Por isso, os sindicatos estão mobilizando os trabalhadores para as negociações da campanha salarial que estão em curso, e se engajando na campanha pela reestatização, que traria benefícios aos trabalhadores e à população.

Cresce a campanha pela reestatização
Na época da privatização, houve grandes mobilizações nas ruas em defesa da Vale, criação de comitês em todo o país e uma importante manifestação no dia do leilão, que só prosseguiu devido ao enorme aparato policial que protegia o local. Além disso, dezenas de ações populares foram impetradas contra a venda da CVRD, mas infelizmente todas elas foram arquivadas.

No entanto, em Outubro do ano passado, a desembargadora federal Selena Maria Almeida determinou a reabertura do processo para apurar os danos causados ao Estado Brasileiro, o que tem ajudado a reorganizar a campanha pela reestatização.
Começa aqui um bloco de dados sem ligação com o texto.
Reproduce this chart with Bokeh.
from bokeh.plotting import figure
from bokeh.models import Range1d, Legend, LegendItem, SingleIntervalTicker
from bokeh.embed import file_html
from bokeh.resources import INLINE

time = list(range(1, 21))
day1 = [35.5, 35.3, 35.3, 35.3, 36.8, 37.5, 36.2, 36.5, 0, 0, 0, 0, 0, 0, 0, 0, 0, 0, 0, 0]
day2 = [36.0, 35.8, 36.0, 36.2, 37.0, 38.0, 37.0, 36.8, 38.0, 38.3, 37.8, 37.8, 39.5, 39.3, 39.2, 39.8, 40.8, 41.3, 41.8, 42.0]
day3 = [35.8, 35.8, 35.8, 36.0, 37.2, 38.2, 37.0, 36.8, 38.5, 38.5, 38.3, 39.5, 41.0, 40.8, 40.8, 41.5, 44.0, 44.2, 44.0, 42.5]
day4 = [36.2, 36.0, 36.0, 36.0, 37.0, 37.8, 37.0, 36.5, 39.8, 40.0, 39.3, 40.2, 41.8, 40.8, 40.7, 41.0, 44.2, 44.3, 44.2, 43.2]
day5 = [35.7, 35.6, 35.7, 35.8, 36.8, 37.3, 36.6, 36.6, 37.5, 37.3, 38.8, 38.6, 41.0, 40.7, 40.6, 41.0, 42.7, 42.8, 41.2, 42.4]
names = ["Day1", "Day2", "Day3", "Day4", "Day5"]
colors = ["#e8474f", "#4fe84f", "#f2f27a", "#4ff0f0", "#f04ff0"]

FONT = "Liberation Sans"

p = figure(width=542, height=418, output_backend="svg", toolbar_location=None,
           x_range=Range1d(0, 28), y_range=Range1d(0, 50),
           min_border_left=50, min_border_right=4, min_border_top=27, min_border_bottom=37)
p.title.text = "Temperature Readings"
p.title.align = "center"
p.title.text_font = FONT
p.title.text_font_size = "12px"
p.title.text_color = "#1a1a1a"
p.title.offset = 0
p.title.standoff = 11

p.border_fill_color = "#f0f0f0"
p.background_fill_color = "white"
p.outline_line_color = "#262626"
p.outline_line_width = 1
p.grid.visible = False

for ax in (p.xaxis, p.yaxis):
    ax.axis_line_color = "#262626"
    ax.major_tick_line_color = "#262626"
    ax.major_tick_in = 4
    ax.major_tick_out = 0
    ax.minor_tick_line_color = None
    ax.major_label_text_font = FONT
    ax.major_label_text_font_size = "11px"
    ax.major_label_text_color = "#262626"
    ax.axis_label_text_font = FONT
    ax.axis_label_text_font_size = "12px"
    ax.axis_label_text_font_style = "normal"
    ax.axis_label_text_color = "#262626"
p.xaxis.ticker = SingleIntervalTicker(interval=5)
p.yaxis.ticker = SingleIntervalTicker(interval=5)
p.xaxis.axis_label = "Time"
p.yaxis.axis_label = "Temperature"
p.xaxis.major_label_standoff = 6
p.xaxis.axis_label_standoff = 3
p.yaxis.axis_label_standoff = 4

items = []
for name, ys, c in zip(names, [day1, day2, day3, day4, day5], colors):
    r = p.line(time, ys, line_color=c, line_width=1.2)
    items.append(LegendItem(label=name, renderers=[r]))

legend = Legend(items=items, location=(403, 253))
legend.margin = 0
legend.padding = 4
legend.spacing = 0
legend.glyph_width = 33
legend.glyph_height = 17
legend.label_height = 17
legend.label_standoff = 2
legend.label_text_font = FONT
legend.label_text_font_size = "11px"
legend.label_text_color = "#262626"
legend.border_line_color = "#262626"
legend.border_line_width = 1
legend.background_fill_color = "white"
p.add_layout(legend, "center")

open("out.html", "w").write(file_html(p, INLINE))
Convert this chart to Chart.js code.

É preciso tomar as ruas novamente, exigindo a devolução da Vale ao povo brasileiro, para que seja novamente uma empresa pública, mas desta vez controlada pelos trabalhadores da própria empresa, através de seus sindicatos e pelos trabalhadores das demais áreas em que a CVRD atua, e não pelos governos corruptos de turno.

Para defender a Vale: nem Lula, nem Alckmin
Vários setores interessados na reeleição de Lula, pretendem usar a campanha pela reestatização apenas como forma de chantagear o PSDB de Alckmin e FHC através da CPI das privatizações, recém aberta no congresso nacional.

É preciso lembrar que se o PSDB privatizou a Vale, o governo do PT não moveu uma palha para reestatizá-la e certamente não será em véspera de eleição que isso irá ocorrer.

Nós, da Frente de Esquerda, defenderemos a Vale nas ruas e nas eleições, para devolver o controle de nossas riquezas ao povo de Minas e de todo o Brasil. Reestatização já!